I also installed the pre-hung back door to the kitchen and went ahead and replaced the siding around it since I had extra left over. These pre-hung units are really easy to install, any DIY’er can tackle this project. Finally, I installed the French doors to the master bedroom so now the house locks up good at night.

New Back Door

Many of our regular visitors remember the wholesale deal we offered last summer called Bungalow 2. We sold it to another investor and he quickly rehabbed it with a full crew. He did a nice Ikea kitchen with granite and stainless and added a master bathroom on it as well. After being on the market only 44 days we saw that it just went under contract. Here’s how the house looks now after his rehab.

Bungalow 2 Rehab

The Old and the New

Front Siding

As you can see I have the whole house sanded down and the new windows are in. I did all 30 windows in 1 day by myself. It’s looking really good now and it’s easy to imagine how it looked in bare wood form circa 1925 with a possible Model-T parked out front. Looking in the near distance you can see the new 20-story luxury upscale condo building called The Broadway that’s being built just 2 blocks away. It’s the largest scale condo high-rise in San Antonio and the most expensive coming in at $500 per square foot. The San Antonio Riverwalk Extension will reach 2 blocks away from this high-rise and our property as well. This area of Broadway will become quite swanky in the next 3-5 years with the addition of this high-rise and more on the table. We are in good company with the builder, Mr. Red McCombs who is also betting on this area as being a good investment. Mr. McCombs is supposedly keeping the top floor for his private use while the 19th floor is comprised of two penthouses at 4 million each, one of which is already sold.

Electrical Wiring

The complete electrical is also now roughed in.
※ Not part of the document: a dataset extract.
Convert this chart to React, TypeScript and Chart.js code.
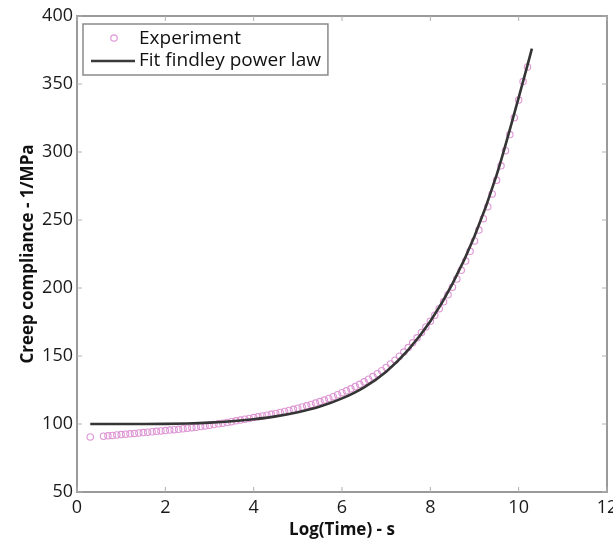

All we have to do is set the meter loop next week and then we can call in for rough inspection. I hired and fired a plumber this week as well, after talking him down to the price we needed he dropped off his materials and disappeared for 4 days. He begged me to give him another chance and explained how badly he needed the work, I could only keep asking myself why wouldn’t he show up and do it then? If it’s this hard to get him over to do the rough-in then we could really be in a jamb when inspections started…better to clip this guy now. Of course we didn’t give him any money up front so we haven’t lost anything but time. The HVAC guys have started running all the ductwork for the new central A/C I’m adding. I’ve located the furnace and coil in the attic to save space. I am using a 4-ton, 14 seer Goodman system for this house. They recommend roughly 1 ton for every 500 s.f. of living space. Prices in San Antonio for a system like this with all new equipment, ducts, grilles, boxes and permits run about $5,000. Keep in mind this is a builder price; retail companies from the phone book would be quoting $8-10k easy.

New Siding

I got the siding on this week as well. I used the “historical replica” #117 siding for the whole master suite addition so it matches the existing house. I did the whole rear addition with 1 helper in a day, a big day though. It’s been pretty fun building this “new” addition in the “old” style. It reminds me of the restoration/modified builds they do on old muscle cars these days. All old and original looking but with today’s advanced technology.